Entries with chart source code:
───
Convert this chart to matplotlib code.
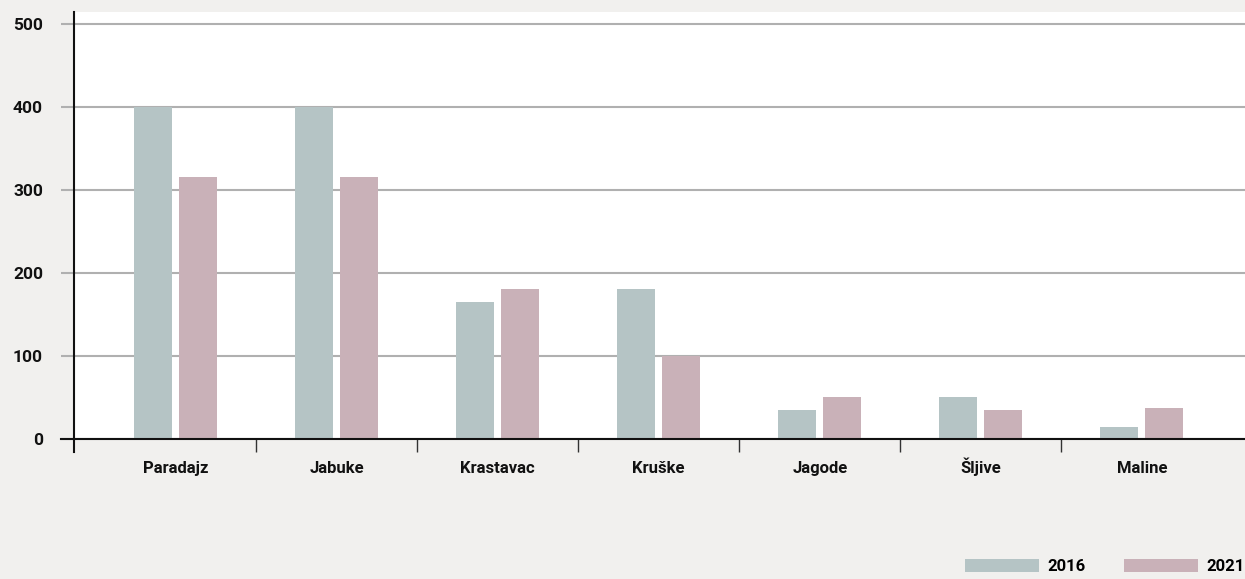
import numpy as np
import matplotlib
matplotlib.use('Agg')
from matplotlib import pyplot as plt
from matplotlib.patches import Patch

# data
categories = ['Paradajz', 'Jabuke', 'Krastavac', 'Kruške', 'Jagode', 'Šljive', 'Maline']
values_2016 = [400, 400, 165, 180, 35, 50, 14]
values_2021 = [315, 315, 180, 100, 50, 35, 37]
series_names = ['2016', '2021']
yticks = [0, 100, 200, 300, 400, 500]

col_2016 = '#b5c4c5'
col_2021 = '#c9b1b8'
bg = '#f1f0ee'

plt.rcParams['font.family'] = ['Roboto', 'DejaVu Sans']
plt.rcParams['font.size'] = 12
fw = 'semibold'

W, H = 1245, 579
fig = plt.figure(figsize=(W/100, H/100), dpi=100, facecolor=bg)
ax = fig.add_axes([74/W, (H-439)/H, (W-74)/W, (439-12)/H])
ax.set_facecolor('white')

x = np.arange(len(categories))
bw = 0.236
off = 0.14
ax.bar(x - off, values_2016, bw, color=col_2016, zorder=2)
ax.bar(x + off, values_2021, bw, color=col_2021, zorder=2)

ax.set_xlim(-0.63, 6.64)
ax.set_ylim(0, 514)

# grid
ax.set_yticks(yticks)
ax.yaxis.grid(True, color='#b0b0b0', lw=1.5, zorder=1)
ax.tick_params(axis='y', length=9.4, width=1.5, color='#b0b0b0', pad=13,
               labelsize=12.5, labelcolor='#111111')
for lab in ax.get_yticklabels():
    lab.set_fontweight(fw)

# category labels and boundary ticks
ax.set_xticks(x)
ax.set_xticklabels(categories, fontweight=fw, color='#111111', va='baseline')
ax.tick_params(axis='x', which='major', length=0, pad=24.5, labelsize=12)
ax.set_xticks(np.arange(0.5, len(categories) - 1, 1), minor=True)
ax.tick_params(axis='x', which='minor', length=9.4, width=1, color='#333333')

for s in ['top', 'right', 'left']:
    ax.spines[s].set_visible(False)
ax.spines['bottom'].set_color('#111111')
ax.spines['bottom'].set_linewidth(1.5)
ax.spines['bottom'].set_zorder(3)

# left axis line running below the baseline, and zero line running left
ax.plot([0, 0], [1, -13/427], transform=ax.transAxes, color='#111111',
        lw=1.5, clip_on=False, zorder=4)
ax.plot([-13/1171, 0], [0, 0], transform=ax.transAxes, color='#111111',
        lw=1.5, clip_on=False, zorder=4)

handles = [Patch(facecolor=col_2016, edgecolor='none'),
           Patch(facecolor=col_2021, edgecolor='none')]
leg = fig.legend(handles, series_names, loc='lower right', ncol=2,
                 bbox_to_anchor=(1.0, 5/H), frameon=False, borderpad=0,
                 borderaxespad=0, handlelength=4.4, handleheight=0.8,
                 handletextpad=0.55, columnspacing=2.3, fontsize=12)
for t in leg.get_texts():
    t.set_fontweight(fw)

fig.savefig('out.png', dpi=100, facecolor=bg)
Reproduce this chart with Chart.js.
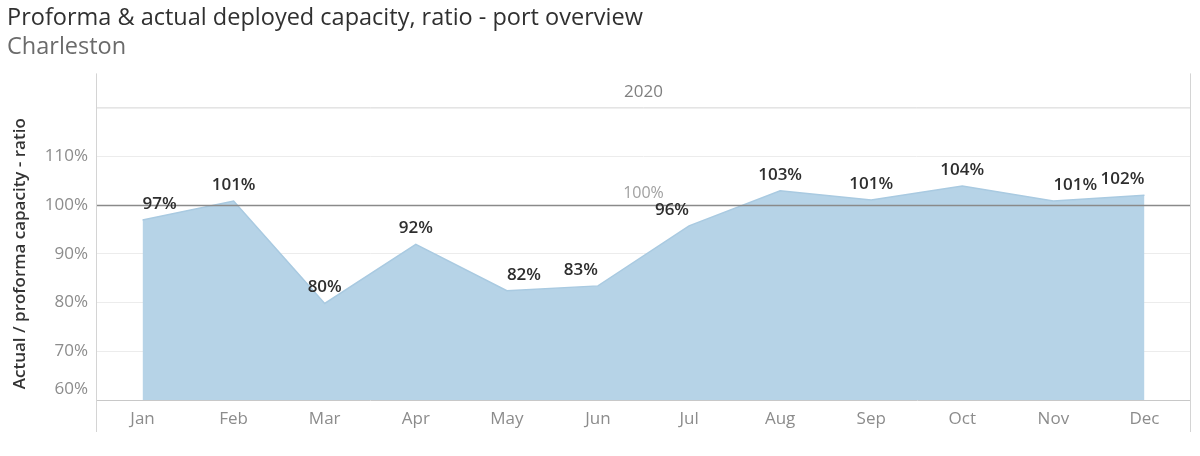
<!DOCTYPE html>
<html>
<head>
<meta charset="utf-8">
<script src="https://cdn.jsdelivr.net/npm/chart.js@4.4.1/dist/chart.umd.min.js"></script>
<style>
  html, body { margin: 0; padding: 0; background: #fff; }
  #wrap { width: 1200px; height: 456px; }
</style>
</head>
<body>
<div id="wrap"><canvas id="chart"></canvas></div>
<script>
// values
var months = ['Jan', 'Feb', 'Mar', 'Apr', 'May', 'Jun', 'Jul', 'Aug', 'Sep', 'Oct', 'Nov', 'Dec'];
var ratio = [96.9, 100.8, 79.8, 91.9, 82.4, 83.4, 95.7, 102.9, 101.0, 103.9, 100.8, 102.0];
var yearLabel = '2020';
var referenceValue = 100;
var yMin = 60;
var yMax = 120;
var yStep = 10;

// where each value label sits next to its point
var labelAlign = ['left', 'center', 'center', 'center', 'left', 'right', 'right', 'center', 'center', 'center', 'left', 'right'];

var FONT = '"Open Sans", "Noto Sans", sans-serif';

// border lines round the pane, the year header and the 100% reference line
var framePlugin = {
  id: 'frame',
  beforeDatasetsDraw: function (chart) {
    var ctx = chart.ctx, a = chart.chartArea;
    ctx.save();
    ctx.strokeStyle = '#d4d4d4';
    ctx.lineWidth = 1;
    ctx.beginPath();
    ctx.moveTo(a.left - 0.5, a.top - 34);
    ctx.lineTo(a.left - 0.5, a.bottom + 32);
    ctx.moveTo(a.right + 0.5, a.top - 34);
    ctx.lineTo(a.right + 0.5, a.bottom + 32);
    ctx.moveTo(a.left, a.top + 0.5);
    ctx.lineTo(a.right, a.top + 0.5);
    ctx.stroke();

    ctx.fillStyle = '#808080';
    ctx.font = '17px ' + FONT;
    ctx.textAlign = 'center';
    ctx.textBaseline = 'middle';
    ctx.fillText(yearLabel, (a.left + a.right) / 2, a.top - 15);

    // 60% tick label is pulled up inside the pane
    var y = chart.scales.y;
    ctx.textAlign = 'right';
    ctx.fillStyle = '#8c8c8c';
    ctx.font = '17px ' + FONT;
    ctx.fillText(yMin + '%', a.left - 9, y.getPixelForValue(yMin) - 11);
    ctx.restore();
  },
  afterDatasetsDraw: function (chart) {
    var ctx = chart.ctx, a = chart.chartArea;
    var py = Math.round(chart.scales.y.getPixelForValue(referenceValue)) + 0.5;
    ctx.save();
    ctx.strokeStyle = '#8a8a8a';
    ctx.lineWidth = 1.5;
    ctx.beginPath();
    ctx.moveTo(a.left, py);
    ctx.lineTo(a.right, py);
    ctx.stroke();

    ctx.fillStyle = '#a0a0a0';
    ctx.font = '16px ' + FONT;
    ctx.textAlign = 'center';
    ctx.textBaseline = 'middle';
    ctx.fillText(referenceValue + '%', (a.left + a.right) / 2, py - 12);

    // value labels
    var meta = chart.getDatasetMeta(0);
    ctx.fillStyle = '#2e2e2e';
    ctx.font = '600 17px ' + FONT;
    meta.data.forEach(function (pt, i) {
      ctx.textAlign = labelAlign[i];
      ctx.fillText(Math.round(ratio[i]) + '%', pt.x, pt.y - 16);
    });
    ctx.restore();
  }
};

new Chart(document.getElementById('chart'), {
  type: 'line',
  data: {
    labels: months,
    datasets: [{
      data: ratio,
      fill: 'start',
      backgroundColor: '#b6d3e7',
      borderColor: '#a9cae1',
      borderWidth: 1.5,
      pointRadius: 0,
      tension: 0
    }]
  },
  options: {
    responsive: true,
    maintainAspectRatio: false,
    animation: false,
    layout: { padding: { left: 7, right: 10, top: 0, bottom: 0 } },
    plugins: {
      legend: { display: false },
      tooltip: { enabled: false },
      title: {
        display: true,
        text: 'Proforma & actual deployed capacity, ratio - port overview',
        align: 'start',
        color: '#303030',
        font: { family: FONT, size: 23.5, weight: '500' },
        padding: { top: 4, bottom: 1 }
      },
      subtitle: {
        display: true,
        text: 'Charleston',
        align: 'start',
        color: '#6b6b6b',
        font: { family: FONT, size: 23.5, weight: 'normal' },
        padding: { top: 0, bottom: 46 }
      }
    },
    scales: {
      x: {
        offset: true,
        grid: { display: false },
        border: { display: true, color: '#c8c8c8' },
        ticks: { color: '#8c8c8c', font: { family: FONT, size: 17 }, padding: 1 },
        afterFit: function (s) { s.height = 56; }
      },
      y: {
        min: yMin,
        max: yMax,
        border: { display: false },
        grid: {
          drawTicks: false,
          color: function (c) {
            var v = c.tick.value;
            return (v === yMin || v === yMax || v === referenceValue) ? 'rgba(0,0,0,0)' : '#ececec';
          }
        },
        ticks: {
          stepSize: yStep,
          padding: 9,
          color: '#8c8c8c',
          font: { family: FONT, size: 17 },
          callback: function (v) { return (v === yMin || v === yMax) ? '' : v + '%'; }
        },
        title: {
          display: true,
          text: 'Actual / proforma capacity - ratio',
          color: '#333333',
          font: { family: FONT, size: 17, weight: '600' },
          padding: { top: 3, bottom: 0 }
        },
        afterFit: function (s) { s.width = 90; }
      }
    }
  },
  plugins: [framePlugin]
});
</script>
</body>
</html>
───
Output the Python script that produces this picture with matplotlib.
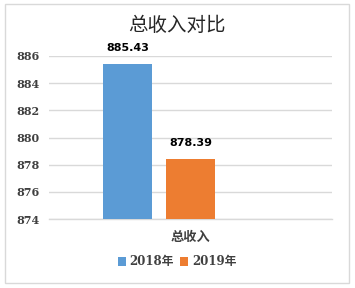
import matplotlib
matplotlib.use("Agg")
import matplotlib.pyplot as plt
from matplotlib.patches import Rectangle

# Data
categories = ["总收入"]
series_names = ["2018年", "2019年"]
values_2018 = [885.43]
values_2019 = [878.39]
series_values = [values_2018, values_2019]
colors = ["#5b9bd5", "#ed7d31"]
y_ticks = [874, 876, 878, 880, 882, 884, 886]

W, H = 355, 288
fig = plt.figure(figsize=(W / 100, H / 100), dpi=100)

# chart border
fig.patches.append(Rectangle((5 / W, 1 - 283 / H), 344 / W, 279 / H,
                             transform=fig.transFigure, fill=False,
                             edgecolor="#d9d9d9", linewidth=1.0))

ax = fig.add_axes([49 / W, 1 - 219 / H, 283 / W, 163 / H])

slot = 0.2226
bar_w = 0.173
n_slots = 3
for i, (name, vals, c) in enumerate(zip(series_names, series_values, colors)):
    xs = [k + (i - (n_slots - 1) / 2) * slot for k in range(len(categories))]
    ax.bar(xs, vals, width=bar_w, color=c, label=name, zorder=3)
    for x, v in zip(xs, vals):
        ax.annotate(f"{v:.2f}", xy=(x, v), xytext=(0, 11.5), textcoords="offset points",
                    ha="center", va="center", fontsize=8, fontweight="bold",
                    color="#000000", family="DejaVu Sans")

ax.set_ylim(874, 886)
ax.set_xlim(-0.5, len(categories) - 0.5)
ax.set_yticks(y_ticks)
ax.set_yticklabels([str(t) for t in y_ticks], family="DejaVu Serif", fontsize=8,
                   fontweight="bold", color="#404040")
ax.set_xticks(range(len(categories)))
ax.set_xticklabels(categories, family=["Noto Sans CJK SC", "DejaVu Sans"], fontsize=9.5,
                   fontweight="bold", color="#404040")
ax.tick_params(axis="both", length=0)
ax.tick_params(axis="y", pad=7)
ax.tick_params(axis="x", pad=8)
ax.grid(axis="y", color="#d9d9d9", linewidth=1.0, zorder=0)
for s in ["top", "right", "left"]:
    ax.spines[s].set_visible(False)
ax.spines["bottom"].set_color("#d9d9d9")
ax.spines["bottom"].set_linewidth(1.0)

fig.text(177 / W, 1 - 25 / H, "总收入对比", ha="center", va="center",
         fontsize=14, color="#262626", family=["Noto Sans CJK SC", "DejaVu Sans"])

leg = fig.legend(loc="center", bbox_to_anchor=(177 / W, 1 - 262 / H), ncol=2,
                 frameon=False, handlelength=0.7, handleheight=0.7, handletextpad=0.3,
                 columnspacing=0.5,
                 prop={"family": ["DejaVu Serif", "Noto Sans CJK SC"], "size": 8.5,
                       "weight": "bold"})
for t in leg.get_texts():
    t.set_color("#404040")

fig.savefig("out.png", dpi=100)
───
■ Problem statement:
Restate word for word the lines that begin at the one with "Convert this chart to matplotlib code." and end at the one with "bg = '#f1f0ee'", including both, and leave every picture aside.

■ Answer for the task:
Convert this chart to matplotlib code.
import numpy as np
import matplotlib
matplotlib.use('Agg')
from matplotlib import pyplot as plt
from matplotlib.patches import Patch

# data
categories = ['Paradajz', 'Jabuke', 'Krastavac', 'Kruške', 'Jagode', 'Šljive', 'Maline']
values_2016 = [400, 400, 165, 180, 35, 50, 14]
values_2021 = [315, 315, 180, 100, 50, 35, 37]
series_names = ['2016', '2021']
yticks = [0, 100, 200, 300, 400, 500]

col_2016 = '#b5c4c5'
col_2021 = '#c9b1b8'
bg = '#f1f0ee'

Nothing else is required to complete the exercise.